EXERCISE DETAILS:
Pictures are to be left out. Copy exactly the lines from the one containing "Recreate this image as a web" to the one containing "var rightTicks = [0, 70, 10];", both ends kept.

GIVEN ENTRIES:

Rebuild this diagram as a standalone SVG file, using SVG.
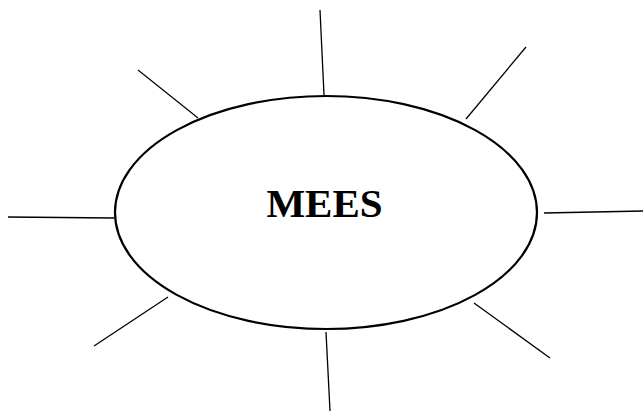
<svg xmlns="http://www.w3.org/2000/svg" width="644" height="414" viewBox="0 0 644 414">
  <style>
    .hub { fill: #ffffff; stroke: #000000; stroke-width: 2.2; }
    .spoke { stroke: #000000; stroke-width: 1.3; fill: none; }
    .title { font-family: "Liberation Serif", "Times New Roman", serif; font-weight: bold; font-size: 41px; fill: #000000; }
  </style>
  <rect width="644" height="414" fill="#ffffff"/>
  <g id="connectors">
    <line class="spoke" x1="320" y1="10" x2="324" y2="95"/>
    <line class="spoke" x1="526" y1="47" x2="466" y2="119"/>
    <line class="spoke" x1="544" y1="213" x2="643" y2="211"/>
    <line class="spoke" x1="474" y1="303" x2="550" y2="358"/>
    <line class="spoke" x1="326" y1="332" x2="330" y2="411"/>
    <line class="spoke" x1="168" y1="297" x2="94" y2="346"/>
    <line class="spoke" x1="8" y1="217" x2="114" y2="218"/>
    <line class="spoke" x1="138" y1="70" x2="198" y2="118"/>
  </g>
  <g id="mees">
    <ellipse class="hub" cx="326" cy="212.5" rx="211" ry="116.5"/>
    <text class="title" x="324.5" y="217" text-anchor="middle">MEES</text>
  </g>
</svg>
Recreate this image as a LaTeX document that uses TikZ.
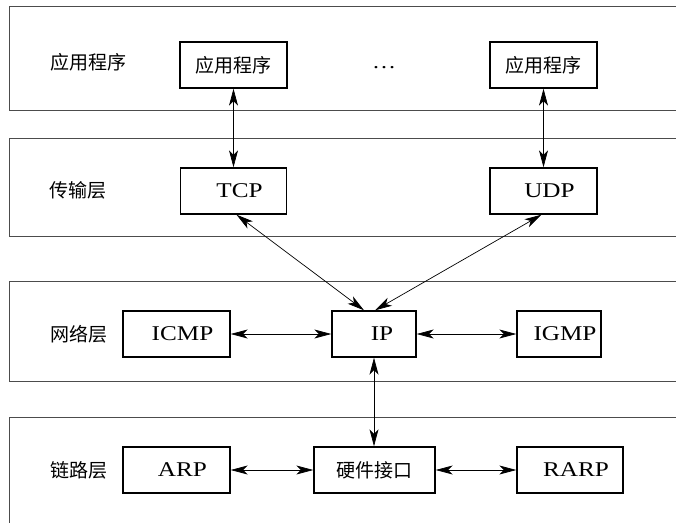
\documentclass[tikz,border=0pt]{standalone}
\usepackage{fontspec}
\setmainfont{Liberation Serif}[FakeStretch=1.2]
\newfontfamily\cjk{Noto Sans CJK SC}
\usetikzlibrary{arrows.meta}

\begin{document}
\begin{tikzpicture}[x=1pt,y=-1pt,
    layer/.style={draw=black!70,line width=0.9pt},
    box/.style={draw,line width=1.4pt,minimum height=46pt,inner sep=0pt},
    lbox/.style={box,font=\fontsize{21}{24}\selectfont,execute at begin node={\hspace*{12pt}}},
    cbox/.style={box,font=\cjk\fontsize{19}{24}\selectfont},
    layertitle/.style={font=\cjk\fontsize{19}{24}\selectfont},
    link/.style={{Stealth[length=17pt,width=9pt,inset=4.5pt]}-{Stealth[length=17pt,width=9pt,inset=4.5pt]},line width=0.7pt}]
  \useasboundingbox (0,0) rectangle (676,522);
  % the four layers
  \draw[layer] (678,6) -- (9,6) -- (9,110) -- (678,110);
  \draw[layer] (678,138) -- (9,138) -- (9,236) -- (678,236);
  \draw[layer] (678,281) -- (9,281) -- (9,381) -- (678,381);
  \draw[layer] (678,417) -- (9,417) -- (9,524);
  % layer names
  \node[layertitle] (lapp) at (88,62) {应用程序};
  \node[layertitle] (ltrans) at (78,190) {传输层};
  \node[layertitle] (lnet) at (79,334) {网络层};
  \node[layertitle] (llink) at (79,470) {链路层};
  % protocol boxes
  \node[cbox,minimum width=107pt] (app1) at (233.5,65) {应用程序};
  \node (dots) at (384,68) {\fontsize{20}{24}\selectfont\ldots};
  \node[cbox,minimum width=107pt] (app2) at (543.5,65) {应用程序};
  \node[lbox,minimum width=106pt] (tcp) at (233.5,191) {TCP};
  \node[lbox,minimum width=107pt] (udp) at (543.5,191) {UDP};
  \node[lbox,minimum width=107pt] (icmp) at (176.5,334) {ICMP};
  \node[lbox,minimum width=84pt,execute at begin node={\hspace*{4pt}}] (ip) at (374,334) {IP};
  \node[lbox,minimum width=84pt] (igmp) at (559,334) {IGMP};
  \node[lbox,minimum width=107pt] (arp) at (176.5,470) {ARP};
  \node[cbox,minimum width=121pt] (hw) at (374.5,470) {硬件接口};
  \node[lbox,minimum width=106pt] (rarp) at (570,470) {RARP};
  % links
  \draw[link] (app1) -- (tcp);
  \draw[link] (app2) -- (udp);
  \draw[link] ([xshift=3pt]tcp.south) -- ([xshift=-10pt]ip.north);
  \draw[link] ([xshift=-2pt]udp.south) -- ([xshift=1pt]ip.north);
  \draw[link] (icmp) -- (ip);
  \draw[link] (ip) -- (igmp);
  \draw[link] (ip.south) -- (ip.south |- hw.north);
  \draw[link] (arp) -- (hw);
  \draw[link] (hw) -- (rarp);
\end{tikzpicture}
\end{document}
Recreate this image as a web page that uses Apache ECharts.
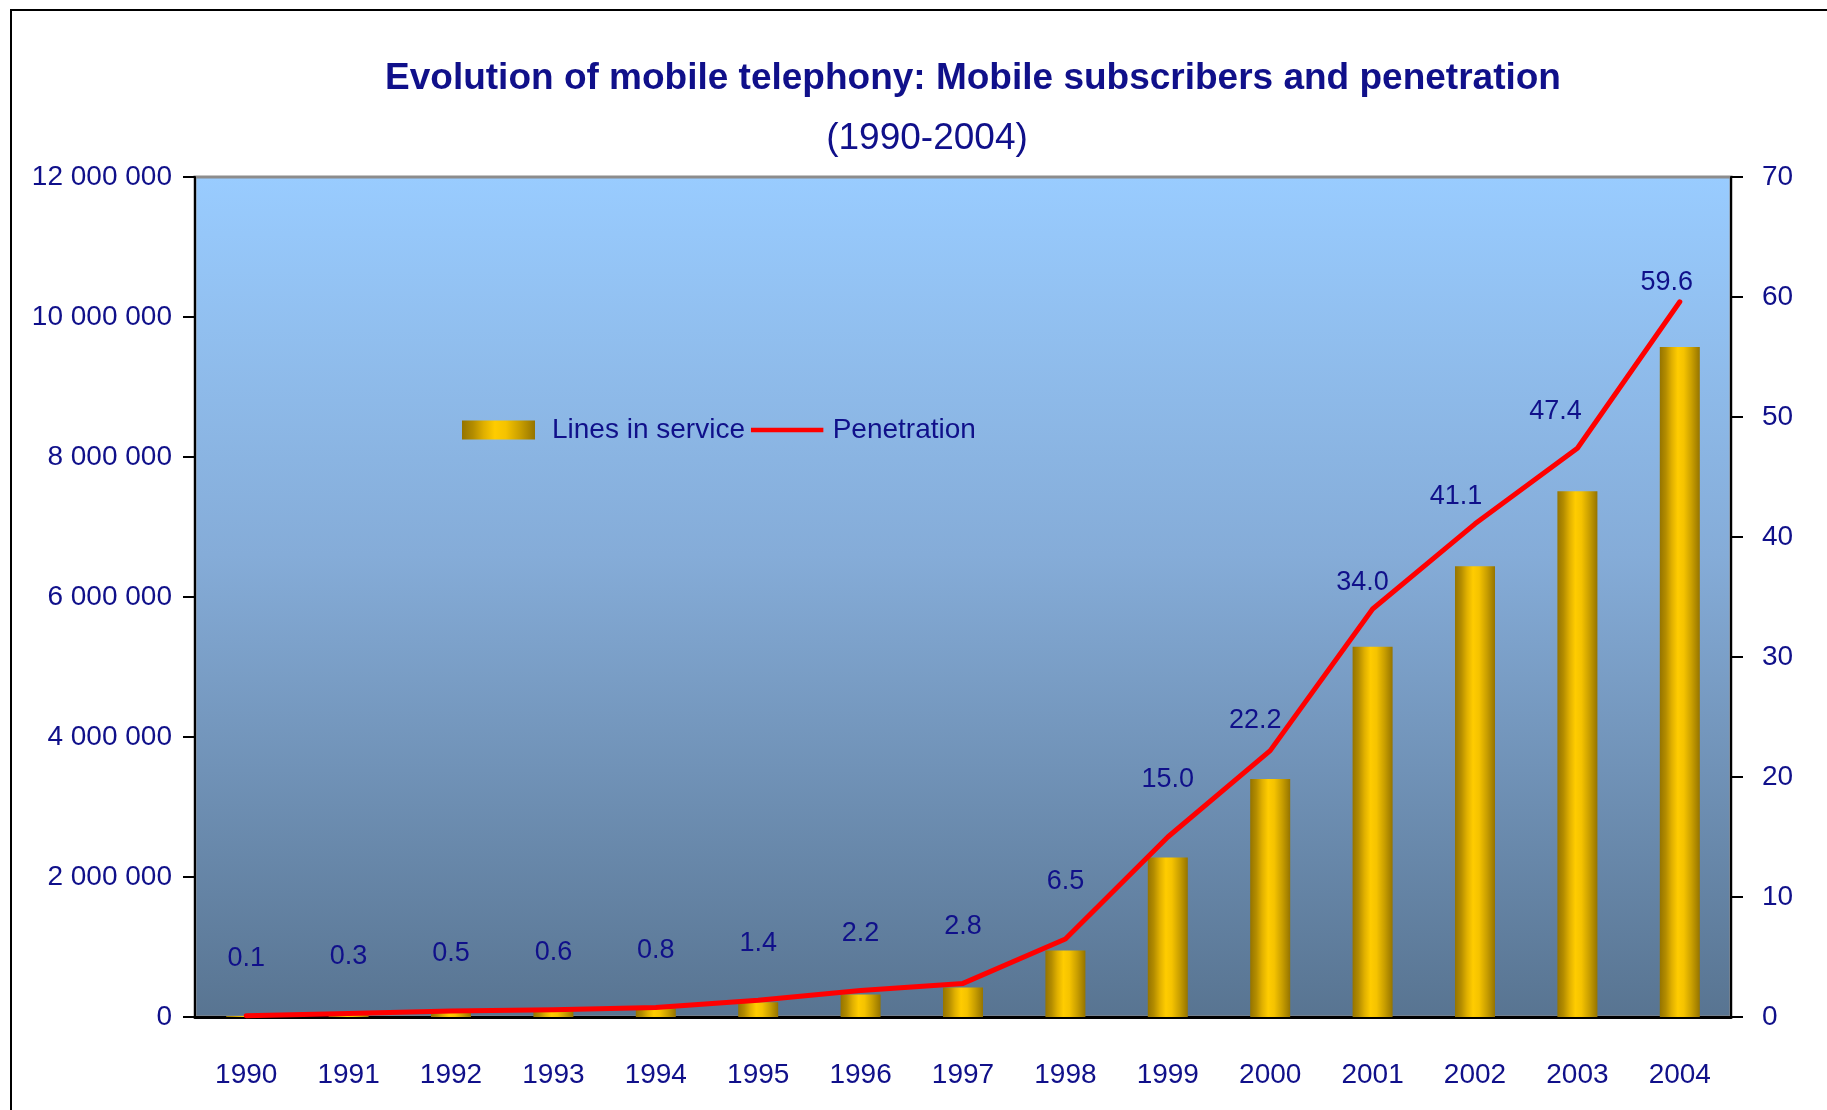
<!DOCTYPE html>
<html>
<head>
<meta charset="utf-8">
<title>Mobile subscribers and penetration</title>
<script src="https://cdn.jsdelivr.net/npm/echarts@6/dist/echarts.min.js"></script>
<style>
    html, body { margin: 0; padding: 0; background: #fff; }
    #chart { width: 1827px; height: 1110px; }
</style>
</head>
<body>
<div id="chart"></div>
<script>
    // data
    var years = ['1990', '1991', '1992', '1993', '1994', '1995', '1996', '1997',
        '1998', '1999', '2000', '2001', '2002', '2003', '2004'];
    var linesInService = [15000, 45000, 75000, 90000, 120000, 210000, 320000, 420000,
        950000, 2280000, 3400000, 5290000, 6440000, 7510000, 9570000];
    var penetration = [0.1, 0.3, 0.5, 0.6, 0.8, 1.4, 2.2, 2.8, 6.5, 15.0, 22.2, 34.0, 41.1, 47.4, 59.6];
    var leftTicks = [0, 12000000, 2000000];   // min, max, interval
    var rightTicks = [0, 70, 10];

    // label nudges (px) – the last few labels sit closer to the line
    var labelShift = [[0, -57], [0, -57], [0, -57], [0, -57], [0, -57], [0, -57], [0, -57], [0, -57],
        [0, -57], [0, -57], [-15, -30], [-10, -26], [-19, -27], [-22, -37], [-13, -19]];

    var FONT = "'Liberation Sans', Arial, sans-serif";
    var NAVY = '#10108a';

    function spaced(v) {
        return String(v).replace(/\B(?=(\d{3})+(?!\d))/g, ' ');
    }

    var penData = [];
    for (var i = 0; i < penetration.length; i++) {
        penData.push({
            value: penetration[i],
            label: { offset: labelShift[i] }
        });
    }

    var gold = new echarts.graphic.LinearGradient(0, 0, 1, 0, [
        { offset: 0, color: '#957400' },
        { offset: 0.15, color: '#b38c00' },
        { offset: 0.3, color: '#e0b000' },
        { offset: 0.45, color: '#ffcc00' },
        { offset: 0.6, color: '#f5c300' },
        { offset: 0.8, color: '#c89e00' },
        { offset: 1, color: '#957400' }
    ]);

    // thin horizontal bar for the line's legend key (tiny corner dots fix its box)
    var lineKey = 'path://M0,0h0.1v0.1h-0.1z M0,8h80v5h-80z M79.9,20.9h0.1v0.1h-0.1z';

    var chart = echarts.init(document.getElementById('chart'));
    var option = {
        backgroundColor: '#ffffff',
        animation: false,
        title: [{
            text: 'Evolution of mobile telephony: Mobile subscribers and penetration',
            left: 968, top: 55, textAlign: 'center',
            textStyle: { fontFamily: FONT, fontSize: 37, fontWeight: 'bold', color: NAVY }
        }, {
            text: '(1990-2004)',
            left: 922, top: 115, textAlign: 'center',
            textStyle: { fontFamily: FONT, fontSize: 37, fontWeight: 'normal', color: NAVY }
        }],
        legend: {
            left: 462, top: 416, padding: 0,
            itemWidth: 73, itemHeight: 19, itemGap: 6,
            textStyle: { fontFamily: FONT, fontSize: 28, color: NAVY },
            data: [
                { name: 'Lines in service', icon: 'rect', textStyle: { padding: [0, 0, 0, 12] } },
                { name: 'Penetration', icon: lineKey, itemStyle: { color: '#ff0000' },
                    textStyle: { padding: [0, 0, 0, 4] } }
            ]
        },
        grid: {
            left: 195, right: 96, top: 177, bottom: 93,
            show: true,
            borderColor: '#8c8c8c', borderWidth: 3,
            backgroundColor: new echarts.graphic.LinearGradient(0, 0, 0, 1, [
                { offset: 0, color: '#99ccff' },
                { offset: 0.45, color: '#85acd8' },
                { offset: 1, color: '#587491' }
            ])
        },
        xAxis: {
            type: 'category',
            data: years,
            axisLine: { lineStyle: { color: '#000', width: 3 } },
            axisTick: { show: false },
            axisLabel: { fontFamily: FONT, fontSize: 28, color: NAVY, margin: 44 }
        },
        yAxis: [{
            type: 'value',
            min: leftTicks[0], max: leftTicks[1], interval: leftTicks[2],
            axisLine: { show: true, lineStyle: { color: '#000', width: 2 } },
            axisTick: { show: true, length: 12, lineStyle: { color: '#000', width: 2 } },
            splitLine: { show: false },
            axisLabel: {
                fontFamily: FONT, fontSize: 28, color: NAVY, margin: 23,
                formatter: spaced
            }
        }, {
            type: 'value',
            min: rightTicks[0], max: rightTicks[1], interval: rightTicks[2],
            axisLine: { show: true, lineStyle: { color: '#000', width: 2 } },
            axisTick: { show: true, length: 12, lineStyle: { color: '#000', width: 2 } },
            splitLine: { show: false },
            axisLabel: { fontFamily: FONT, fontSize: 28, color: NAVY, margin: 31 }
        }],
        series: [{
            name: 'Lines in service',
            type: 'bar',
            yAxisIndex: 0,
            barWidth: 40,
            itemStyle: { color: gold },
            data: linesInService
        }, {
            name: 'Penetration',
            type: 'line',
            yAxisIndex: 1,
            symbol: 'circle',
            symbolSize: 1,
            lineStyle: { color: '#ff0000', width: 5, cap: 'round', join: 'round' },
            itemStyle: { color: '#ff0000' },
            label: {
                show: true,
                position: 'inside',
                fontFamily: FONT, fontSize: 27, color: NAVY,
                formatter: function (p) { return p.value.toFixed(1); }
            },
            data: penData
        }],
        graphic: [{
            type: 'rect',
            silent: true,
            shape: { x: 11, y: 10, width: 1900, height: 1200 },
            style: { fill: null, stroke: '#000', lineWidth: 2 }
        }]
    };
    chart.setOption(option);
</script>
</body>
</html>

WRITTEN SOLUTION:
Recreate this image as a web page that uses Apache ECharts.
<!DOCTYPE html>
<html>
<head>
<meta charset="utf-8">
<title>Mobile subscribers and penetration</title>
<script src="https://cdn.jsdelivr.net/npm/echarts@6/dist/echarts.min.js"></script>
<style>
    html, body { margin: 0; padding: 0; background: #fff; }
    #chart { width: 1827px; height: 1110px; }
</style>
</head>
<body>
<div id="chart"></div>
<script>
    // data
    var years = ['1990', '1991', '1992', '1993', '1994', '1995', '1996', '1997',
        '1998', '1999', '2000', '2001', '2002', '2003', '2004'];
    var linesInService = [15000, 45000, 75000, 90000, 120000, 210000, 320000, 420000,
        950000, 2280000, 3400000, 5290000, 6440000, 7510000, 9570000];
    var penetration = [0.1, 0.3, 0.5, 0.6, 0.8, 1.4, 2.2, 2.8, 6.5, 15.0, 22.2, 34.0, 41.1, 47.4, 59.6];
    var leftTicks = [0, 12000000, 2000000];   // min, max, interval
    var rightTicks = [0, 70, 10];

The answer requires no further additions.